Bill Ackman’s investment firm buys $229M worth of stock in the ailing apparel brand. He last held company stock in 2017.
Prominent hedge fund manager and online culture warrior Bill Ackman is Nike’s latest investor.
Last week, the billionaire’s Pershing Square investment firm disclosed a purchase of 3 million shares worth $229 million in the apparel and footwear giant. Ackman last held Nike stock in 2017, when he sold his stake for $100 million in profit.
Headquartered on a 400-acre campus in Beaverton, Nike employs 75,000 worldwide (10,000 in Oregon) and is the state’s largest corporation. But the brand is ailing amid increased competition from On, Hoka and others, a decline in sales and a worsening foreign exchange rate, especially in China.

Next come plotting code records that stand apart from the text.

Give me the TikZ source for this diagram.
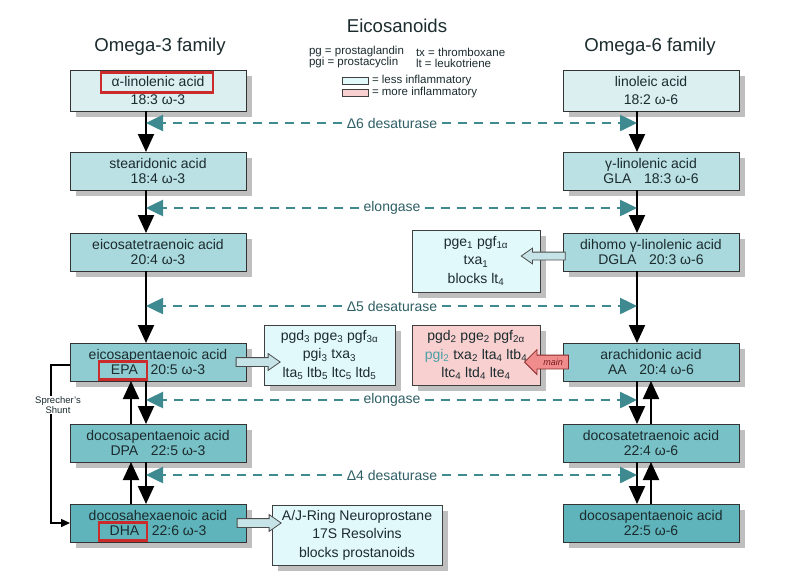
\documentclass[tikz,border=0pt]{standalone}
\usepackage{fontspec}
\setmainfont{Liberation Sans}
\usetikzlibrary{arrows.meta,shadows,shapes.arrows}
\definecolor{rA}{HTML}{DBEFF1}
\definecolor{rB}{HTML}{BBE1E4}
\definecolor{rC}{HTML}{A9D9DD}
\definecolor{rD}{HTML}{8FCCD1}
\definecolor{rE}{HTML}{78C2C7}
\definecolor{rF}{HTML}{5EB4BA}
\definecolor{side}{HTML}{E2F9FB}
\definecolor{pinkbox}{HTML}{F9D0D0}
\definecolor{tealA}{HTML}{3E8A90}
\definecolor{lbl}{HTML}{2F5F65}
\definecolor{txt}{HTML}{1B2B2E}
\definecolor{redhl}{HTML}{CC2B2B}
\definecolor{arrowfill}{HTML}{C6E4E8}
\definecolor{mainfill}{HTML}{F08C8C}
\definecolor{maindraw}{HTML}{8A2A2A}
\definecolor{maintext}{HTML}{7A1A1A}
\definecolor{pgicol}{HTML}{4A9FA6}
\newcommand\sbs[1]{\textsubscript{#1}}
\begin{document}
\begin{tikzpicture}[x=1pt,y=-1pt,
  every node/.style={inner sep=0pt, outer sep=0pt},
  shad/.style={drop shadow={shadow xshift=6pt,shadow yshift=-6pt,fill=black!25,opacity=1}},
  acid/.style={shad, draw=black!80, line width=0.8pt, minimum width=176pt, minimum height=38pt, align=center, text=txt, font=\fontsize{14}{15.5}\selectfont},
  toprow/.style={minimum height=41pt, font=\fontsize{14}{18}\selectfont},
  prod/.style={shad, draw=black!75, line width=0.8pt, fill=side, align=center, text=txt, font=\fontsize{14}{18.5}\selectfont, minimum height=60pt},
  hl/.style={draw=redhl, line width=2.6pt, minimum width=48pt, minimum height=18pt},
  down/.style={line width=2pt, -{Triangle[length=18pt,width=16pt]}},
  enz/.style={line width=2.5pt, draw=tealA, dash pattern=on 9pt off 7pt, -{Triangle[length=17pt,width=16pt,fill=tealA]}},
  enzlab/.style={fill=white, inner xsep=5pt, inner ysep=2pt, text=lbl, font=\fontsize{14}{16}\selectfont},
  barrow/.style={single arrow, draw=black!70, line width=0.8pt, fill=arrowfill, minimum height=44pt, single arrow head extend=4pt, single arrow tip angle=70, inner sep=4pt},
  legend/.style={anchor=west, text=txt, font=\fontsize{11.5}{12}\selectfont},
  swatch/.style={draw=black!75, line width=0.7pt, minimum width=26pt, minimum height=7pt},
  title/.style={text=txt, font=\fontsize{18.6}{20}\selectfont}
]
\useasboundingbox (0,0) rectangle (791,587);
\fill[white] (0,0) rectangle (791,587);

% titles and legend
\node[title] (eic) at (397,26) {Eicosanoids};
\node[title] (om3) at (160,47) {Omega-3 family};
\node[title] (om6) at (650,47) {Omega-6 family};
\node[legend] (lg1) at (309,52) {pg = prostaglandin};
\node[legend] (lg2) at (416,52) {tx = thromboxane};
\node[legend] (lg3) at (309,63) {pgi = prostacyclin};
\node[legend] (lg4) at (416,63) {lt = leukotriene};
\node[swatch, fill=side] (sw1) at (355,81) {};
\node[swatch, fill=pinkbox] (sw2) at (355,92.5) {};
\node[legend] (lg5) at (372,81) {= less inflammatory};
\node[legend] (lg6) at (372,92.5) {= more inflammatory};

% coordinates of vertical lines
\coordinate (xl) at (146,0);
\coordinate (xlu) at (131,0);
\coordinate (xr) at (637,0);
\coordinate (xru) at (651,0);

% omega-3 column
\node[acid, fill=rA, toprow] (ala) at (158,90.5) {α-linolenic acid\\18:3 ω-3};
\node[acid, fill=rB] (sda) at (158,171) {stearidonic acid\\18:4 ω-3};
\node[acid, fill=rC] (eta) at (158,252) {eicosatetraenoic acid\\20:4 ω-3};
\node[acid, fill=rD] (epa) at (158,362) {eicosapentaenoic acid\\EPA\hspace{0.9em}20:5 ω-3};
\node[acid, fill=rE] (dpa) at (158,443) {docosapentaenoic acid\\DPA\hspace{0.9em}22:5 ω-3};
\node[acid, fill=rF] (dha) at (158,523) {docosahexaenoic acid\\DHA\hspace{0.9em}22:6 ω-3};

% omega-6 column
\node[acid, fill=rA, toprow] (la) at (651,90.5) {linoleic acid\\18:2 ω-6};
\node[acid, fill=rB] (gla) at (651,171) {γ-linolenic acid\\GLA\hspace{0.9em}18:3 ω-6};
\node[acid, fill=rC] (dgla) at (651,252) {dihomo γ-linolenic acid\\DGLA\hspace{0.9em}20:3 ω-6};
\node[acid, fill=rD] (aa) at (651,362) {arachidonic acid\\AA\hspace{0.9em}20:4 ω-6};
\node[acid, fill=rE] (dta) at (651,443) {docosatetraenoic acid\\22:4 ω-6};
\node[acid, fill=rF] (dpa6) at (651,523) {docosapentaenoic acid\\22:5 ω-6};

% highlights
\node[hl, minimum width=112pt, minimum height=20pt] (hlala) at (157,82.5) {};
\node[hl] (hlepa) at (123,370.5) {};
\node[hl] (hldha) at (123,531.5) {};

% product boxes
\node[prod, minimum width=128pt, minimum height=62pt] (pdgla) at (476,261) {pge\sbs{1} pgf\sbs{1α}\\txa\sbs{1}\\blocks lt\sbs{4}};
\node[prod, minimum width=131pt] (pepa) at (329.5,355) {pgd\sbs{3} pge\sbs{3} pgf\sbs{3α}\\pgi\sbs{3} txa\sbs{3}\\lta\sbs{5} ltb\sbs{5} ltc\sbs{5} ltd\sbs{5}};
\node[prod, fill=pinkbox, minimum width=128pt] (paa) at (476,355) {pgd\sbs{2} pge\sbs{2} pgf\sbs{2α}\\\textcolor{pgicol}{pgi\sbs{2}} txa\sbs{2} lta\sbs{4} ltb\sbs{4}\\ltc\sbs{4} ltd\sbs{4} lte\sbs{4}};
\node[prod, minimum width=170pt] (pdha) at (357,535) {A/J-Ring Neuroprostane\\17S Resolvins\\blocks prostanoids};

% block arrows
\node[barrow] (ar1) at (255,362) {};
\node[barrow, shape border rotate=180, inner sep=3.5pt] (ar2) at (546,256) {};
\node[barrow] (ar3) at (256,523) {};
\node[barrow, fill=mainfill, draw=maindraw, shape border rotate=180, inner sep=6.5pt, single arrow head extend=5.5pt, single arrow tip angle=90] (ar4) at (550,362) {};
\node[font=\fontsize{9}{10}\selectfont\itshape, text=maintext] (mainlab) at (553,362) {main};

% vertical conversions, omega-3
\draw[down] (ala.south -| xl) -- (sda.north -| xl);
\draw[down] (sda.south -| xl) -- (eta.north -| xl);
\draw[down] (eta.south -| xl) -- (epa.north -| xl);
\draw[down] (epa.south -| xl) -- (dpa.north -| xl);
\draw[down] (dpa.north -| xlu) -- (epa.south -| xlu);
\draw[down] (dpa.south -| xl) -- (dha.north -| xl);
\draw[down] (dha.north -| xlu) -- (dpa.south -| xlu);

% vertical conversions, omega-6
\draw[down] (la.south -| xr) -- (gla.north -| xr);
\draw[down] (gla.south -| xr) -- (dgla.north -| xr);
\draw[down] (dgla.south -| xr) -- (aa.north -| xr);
\draw[down] (aa.south -| xr) -- (dta.north -| xr);
\draw[down] (dta.north -| xru) -- (aa.south -| xru);
\draw[down] (dta.south -| xr) -- (dpa6.north -| xr);
\draw[down] (dpa6.north -| xru) -- (dta.south -| xru);

% enzymes
\node[enzlab] (e1) at (392,123) {Δ6 desaturase};
\node[enzlab] (e2) at (392,208) {elongase};
\node[enzlab] (e3) at (392,306) {Δ5 desaturase};
\node[enzlab] (e4) at (392,400) {elongase};
\node[enzlab] (e5) at (392,475) {Δ4 desaturase};
\foreach \e in {e1,e2,e3,e4,e5}{
  \draw[enz] (\e.west) -- (\e.west -| xl);
  \draw[enz] (\e.east) -- (\e.east -| xr);
}

% Sprecher's shunt
\coordinate (sh1) at (51,365);
\coordinate (sh2) at (51,523);
\draw[line width=1.5pt, -{Triangle[length=9pt,width=8pt]}] (epa.west |- sh1) -- (sh1) -- (sh2) -- (dha.west);
\node[fill=white, inner sep=1pt, align=center, text=txt, font=\fontsize{9.5}{10}\selectfont] (shlab) at (58,405) {Sprecher's\\Shunt};
\end{tikzpicture}
\end{document}
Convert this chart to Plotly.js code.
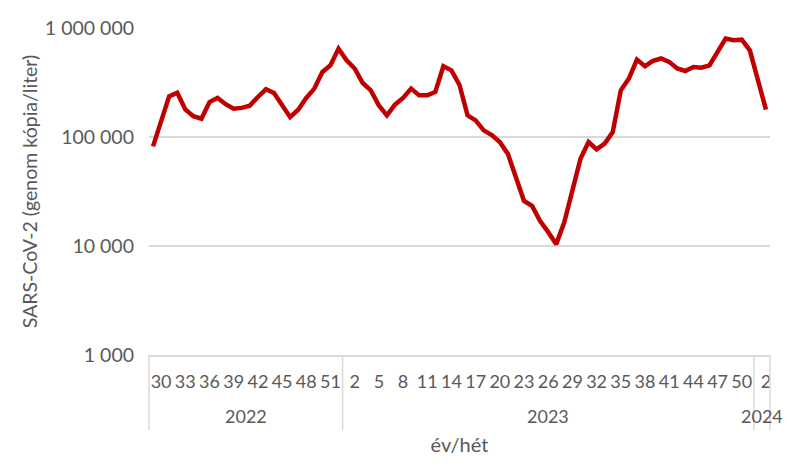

Nike’s stock sank heavily in June following a reported 26% year-to-date sales drop. In the weeks after, the company laid off more than 700 people in Oregon as part of a plan to save $2 billion. For fiscal year 2024, it reported sales of $51.4, which is flat from 2023. It’s the slowest growth by the company since 2010, excluding the COVID pandemic. The company is projecting a further sales decline in 2025.
CEO John Donahoe has faced criticism for pulling the brand out of retail establishments to focus on direct-to-consumer sales while stepping back on innovation and design, according to reporting by the Portland Business Journal.
Nike’s stock jumped 5% at news of Pershing’s purchase.
Ackman has 1.4 million followers on the social media platform X, formerly Twitter, where he’s outspoken on issues including the Ukraine War, U.S. policy in the Middle East and the COVID-19 pandemic. He came to nationwide attention earlier this year when he publicly pushed for the ouster of former Harvard University president Claudine Gay amid a plagiarism scandal. For years a donor to Democratic candidates and causes, Ackman made further waves in July when he endorsed Republican candidate for president Donald Trump.
Ackman is Pershing’s manager and principal investor. In the second quarter of 2024, the firm’s portfolio consisted of $10 billion concentrated in only nine stocks. Nike is now its smallest holding; Hilton Hotels is the largest with 8.9 million shares.
Ackman has a history of pushing for changes big and small at companies where he invests. But analysts say his activism might be less effective at Nike, where the board is dominated by one man, company founder Phil Knight.
On the same day he bought Nike stock, Ackman purchased 6.9 million shares of investment management firm Brookfield Corporation while cutting his positions with Chipotle, Google parent company Alphabet, Hilton Hotels and Canadian Pacific Railway.